From:   Charles Lenchner <>
Sent time:   Wednesday, October 19, 2011 6:25:33 AM
Subject:   [september17discuss] interest nyt blog post

At Protest Central, Sleep, if You Can


It was 4:30 a.m. when Nocturnalist awoke to a kneecap hitting our shin. Mired in sleep, we were disoriented — where were we? The necrotic chill of the slab of pavement we lay on suddenly registered and we snapped awake: It was Monday at Zuccotti Park, Occupy Wall Street’s de facto headquarters. With hundreds of people flocking to the park, a half-acre plaza in the financial district where the protest movement has made its encampment for the past month, it seemed incumbent upon Nocturnalist to check out what has arguably become a hot new nightspot.

(It was a decision we regretted somewhat as the knee socked us again, and then again, in the dark. The couple in the doublewide sleeping bag next to us, we realized with a jolt, may not have been sleeping.)

After dark on Sunday, the fluttering blue tarpaulins were reminiscent of “Mad Max.” But the tone was largely civil, and could be inspiring: the place reverberated through the night with heated ideological conversations not usually heard outside of freshman dorm hallways. At daybreak they began anew.

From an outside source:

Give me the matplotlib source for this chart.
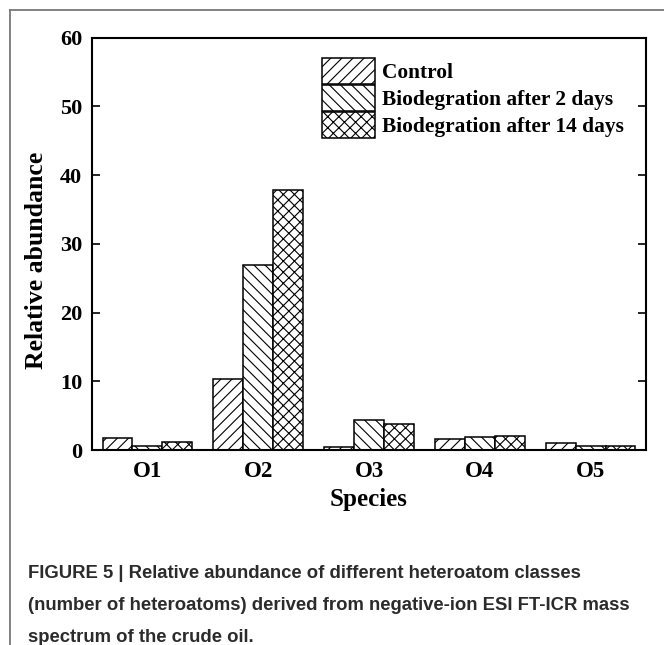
import matplotlib
matplotlib.use("Agg")
import matplotlib.pyplot as plt
from matplotlib.lines import Line2D
import numpy as np

species = ['O1', 'O2', 'O3', 'O4', 'O5']
series_names = ['Control', 'Biodegration after 2 days', 'Biodegration after 14 days']
control = [1.7, 10.3, 0.5, 1.55, 0.95]
after_2d = [0.6, 26.9, 4.35, 1.9, 0.6]
after_14d = [1.15, 37.9, 3.85, 2.0, 0.6]
hatches = ['///', '\\\\\\', 'xxx']

plt.rcParams['hatch.linewidth'] = 0.8

fig = plt.figure(figsize=(6.64, 6.45), dpi=100)
ax = fig.add_axes([0.1386, 0.3023, 0.9729 - 0.1386, 0.9415 - 0.3023])

x = np.arange(1, len(species) + 1)
w = 0.27
for i, (vals, name) in enumerate(zip([control, after_2d, after_14d], series_names)):
    ax.bar(x + (i - 1) * w, vals, w, color='white', edgecolor='black',
           hatch=hatches[i], linewidth=1.1, label=name)

serif = 'Liberation Serif'
ax.set_xlim(0.5, 5.5)
ax.set_ylim(0, 60)
ax.set_yticks([0, 10, 20, 30, 40, 50, 60])
ax.set_xticks(x)
ax.set_xticklabels(species, fontfamily=serif, fontweight='bold', fontsize=16.5)
for lab in ax.get_yticklabels():
    lab.set_fontfamily(serif)
    lab.set_fontweight('bold')
    lab.set_fontsize(16)
ax.tick_params(axis='y', direction='in', length=6, width=1.2, right=True, pad=7)
ax.tick_params(axis='x', length=0, pad=8)
for s in ax.spines.values():
    s.set_linewidth(1.5)

ax.set_xlabel('Species', fontfamily=serif, fontweight='bold', fontsize=18, labelpad=4)
ax.set_ylabel('Relative abundance', fontfamily=serif, fontweight='bold', fontsize=18.5)
ax.yaxis.set_label_coords(-0.08, 0.46)

ax.legend(loc='upper left', bbox_to_anchor=(0.415, 0.951), frameon=False,
          prop={'family': serif, 'weight': 'bold', 'size': 15.4},
          handlelength=2.48, handleheight=1.5, labelspacing=0.04,
          handletextpad=0.35, borderpad=0, borderaxespad=0)

# page frame (top and left edges)
fig.add_artist(Line2D([10 / 664, 1], [1 - 10 / 645, 1 - 10 / 645], color='#777777', lw=1.3))
fig.add_artist(Line2D([10 / 664, 10 / 664], [0, 1 - 10 / 645], color='#777777', lw=1.3))

caption = ("FIGURE 5 | Relative abundance of different heteroatom classes\n"
           "(number of heteroatoms) derived from negative-ion ESI FT-ICR mass\n"
           "spectrum of the crude oil.")
fig.text(28 / 664, 1 - 565 / 645, caption, ha='left', va='top',
         fontfamily='Liberation Sans', fontweight='bold',
         fontsize=13.3, color='#2b2b2b', linespacing=2.15)

fig.savefig('out.png', dpi=100)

Dinner was free, if you had the intestinal fortitude: it was provided by Grub, a Dumpster-diving collective. At 9:30 p.m., a couple was swing dancing to live accordion accompaniment in the southeast corner. On the western end, three girls Hula-Hooped with illuminated hoops.

Billy Wittreich, 23, rolled cigarettes and gave them away at a booth decorated with a flickering jack-o’-lantern engraved with “99%.” It’s to prevent edginess among protesters who would otherwise have nicotine withdrawal, he said. More than $5,000 had been spent on tobacco and supplies, he said, for this peacekeeping mission.

Nearby, Nocturnalist ducked under a tent flap into the mortuary glow of a blue tarp shelter, where a cluster of self-described anarchists sat on a sofa and passed around a Guinness at midnight. Even here, they said, class hierarchy oppresses. They were the “real” poor, they said, with no place to go home to, no place to shower and no shiny laptops for blogging the revolution. “When I write,” one said, “it’s on a pad and paper.” Others toasted.

Around 1 a.m., most people in the park nestled into sleeping bags, on slabs of cardboard under silvery heat blankets, or — for the lucky few — on comfortable air mattresses. They slept alone or in twos or threes — or with uncountable numbers of tangled feet poking out from grubby blankets. One man spooned his guitar.

Cuddling (for warmth) is de rigueur, said Richie Machado, 20, who has spent nearly every night of this month here spooning with new friends and strangers. Leaving, he said, is going to be sad. “I’ve figured out a solution,” he said. “I can start my own commune of snuggling.”

Indeed, as Nocturnalist searched for our own sliver of concrete, offers of spots were made by kind people. None were female.

We chose a boisterous corner for safety, as a few people who seemed to be homeless nested too close for comfort elsewhere. As dawn approached, some people ranted to no one for hours.

Around 5 a.m., the aforementioned couple still tangoed in their sleeping bag next to us. On our other side, a Beats-obsessed young man suffered his fifth hour of logorrhea — begging for Nocturnalist’s pillow in spontaneous bop when he wasn’t writing us a disturbing poem and shoving it into our sleeping bag. We gave up on sleep.

Nocturnalist jumped up to investigate around 5:40 a.m. when two men began brawling nearby. When we returned to our nest 10 minutes later, we found the aspiring beatnik at last out cold — on our pillow.

We left it there under his head, and went home to bed.